Reporting on ideas

Here’s James Fallows, of The Atlantic, on his reporting style, specifically after moving to China:

The best way I know is just to have a big list of the things you’re genuinely curious about, ask people to answer what they view of them, and just sort of triangulate, and see the range of opinions you get — what people are agreeing on, what the outliers views on, and just keep trying those hypotheses… I would never call journalism science, because it’s craft… [but] there’s a quasi-scientific method of hypothesis testing. You say ‘OK this is what I’ve heard, does this sound right to you?’ … and you share that work with the reader.

Here’s economist Bryan Caplan on how he does interdisciplinary research when writing a book:

When I’m going through and reading papers, oftentimes I’ll find that there’s something I don’t understand very well or something that seems questionable. Usually, as long as the authors are living, I do try to actually reach out to them and get clarifications.

The next thing is when I’ve got what I think is a good, solid draft of a book. That’s where I enlist my RA and say, “Get me all the emails of all the living people I’ve cited in the book so far,” and then email all of them with two offers.

One of them is an offer to show them the entire manuscript. The other one …  is to say, “Or, if you’re busy, then I could just tell you the exact pages where I discuss your works, so at least you can tell me whether I’m accurately summarizing your work or not.”

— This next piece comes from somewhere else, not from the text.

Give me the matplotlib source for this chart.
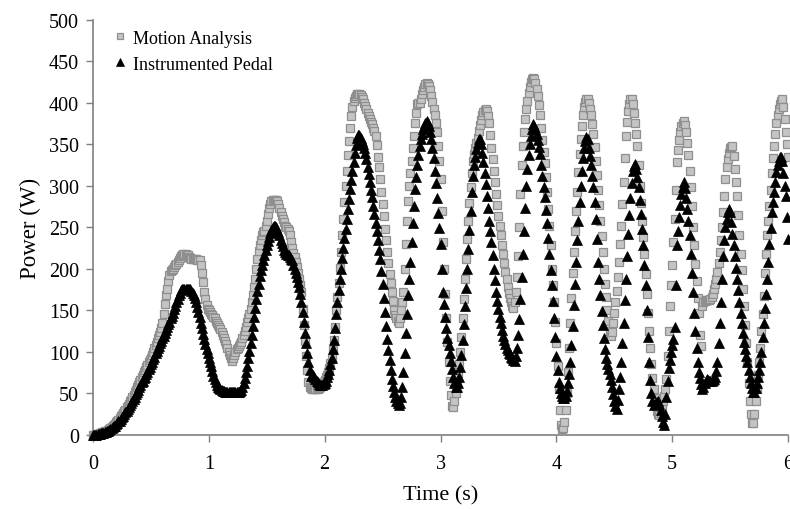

For me, what I do is so interdisciplinary so I’m always worried about this autodidact’s curse, where you’ve read a ton of stuff but you still haven’t actually talked to anyone who knows what’s going on. This is one of the things that I try to do to deal with especially the wisdom of a field. Oftentimes there’s wisdom in a field, where it’s known to people who have thought about it for a long time, but they don’t write it down.

Of course, that’s very hard for the autodidact to find out. “What is the wisdom in your field that you don’t write down?” This is where I try to reach out to people. Generally, I would say I get about a 15 percent response rate for the people saying they’ll at least read something, so I feel like it does give me some good quality control.

This sort of “reporting” is the kind I get excited about and most enjoy doing, and I see it as quite in line with Fallows’ method. Opinions probably differ on whether this sort of process is “journalism”, and it probably depends on a bunch of different factors. But to me, this sort of reporting on ideas is where all the fun is. And when it’s done well, sometimes you can even get a bit beyond where a field of inquiry is, by drawing on lots of different disciplines, spelling out that wisdom that hasn’t been written down, and answering questions that experts know something about but haven’t yet answered definitively in their published studies.